Mengingat tantangan-tantangan ini, sangat penting bagi kita untuk menjadi konsumen informasi yang cerdas dan warga negara yang berpikiran kritis. Ini berarti:
- Mengembangkan keterampilan literasi media: Literasi media adalah kemampuan untuk mengakses, menganalisis, mengevaluasi, dan membuat media. Ini termasuk kemampuan untuk mengidentifikasi sumber yang kredibel, membedakan antara fakta dan opini, dan mengenali bias.
- Mencari berbagai perspektif: Penting untuk mencari informasi dari berbagai sumber, termasuk sumber-sumber yang menyajikan pandangan yang berbeda dari pandangan kita sendiri. Ini dapat membantu kita mengembangkan pemahaman yang lebih komprehensif tentang isu-isu yang kompleks dan menghindari terjebak dalam ruang gema.
- Berpikir kritis tentang informasi yang kita konsumsi: Kita harus selalu berpikir kritis tentang informasi yang kita konsumsi, terlepas dari sumbernya. Ini berarti menanyakan keakuratan informasi, motif sumber, dan potensi bias.

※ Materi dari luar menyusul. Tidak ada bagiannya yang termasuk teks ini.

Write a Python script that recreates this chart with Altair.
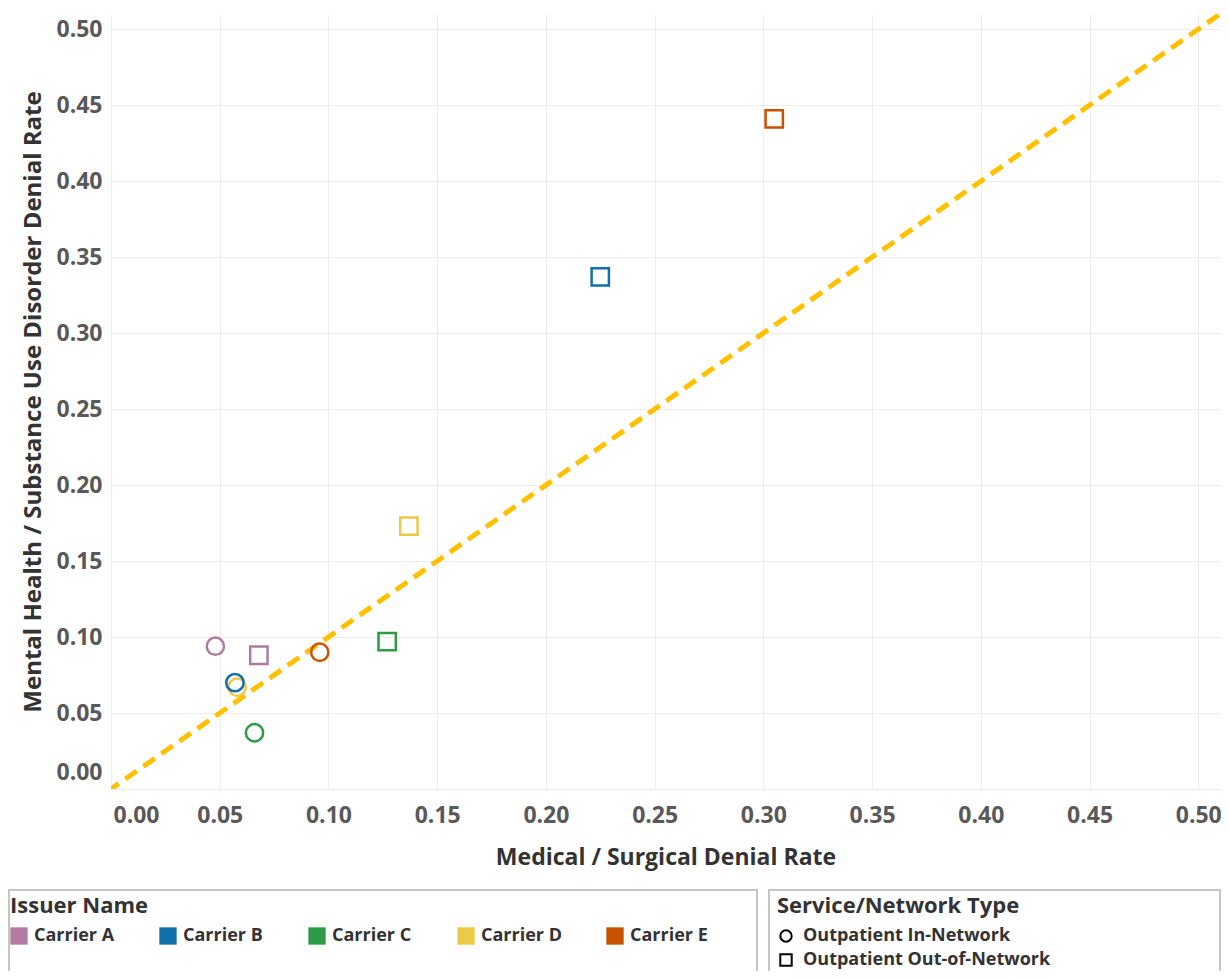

- Berpartisipasi dalam percakapan sipil: Kita harus bersedia untuk terlibat dalam percakapan sipil dengan orang yang memiliki pandangan berbeda dari pandangan kita sendiri. Ini dapat membantu kita untuk memahami perspektif orang lain dan menemukan titik temu.
Kesimpulan
Media massa memiliki kekuatan yang luar biasa untuk membentuk persepsi masyarakat. Dengan memilih, membingkai, dan menyebarkan informasi, media dapat memengaruhi bagaimana kita memahami dunia, nilai-nilai yang kita anut, dan keyakinan yang kita pegang. Di era digital, sangat penting bagi kita untuk menjadi konsumen informasi yang cerdas dan warga negara yang berpikiran kritis. Dengan mengembangkan keterampilan literasi media, mencari berbagai perspektif, berpikir kritis tentang informasi yang kita konsumsi, dan berpartisipasi dalam percakapan sipil, kita dapat memastikan bahwa media melayani kita, bukan sebaliknya. Hanya dengan begitu kita dapat memanfaatkan kekuatan media untuk membangun masyarakat yang lebih terinformasi, terlibat, dan adil.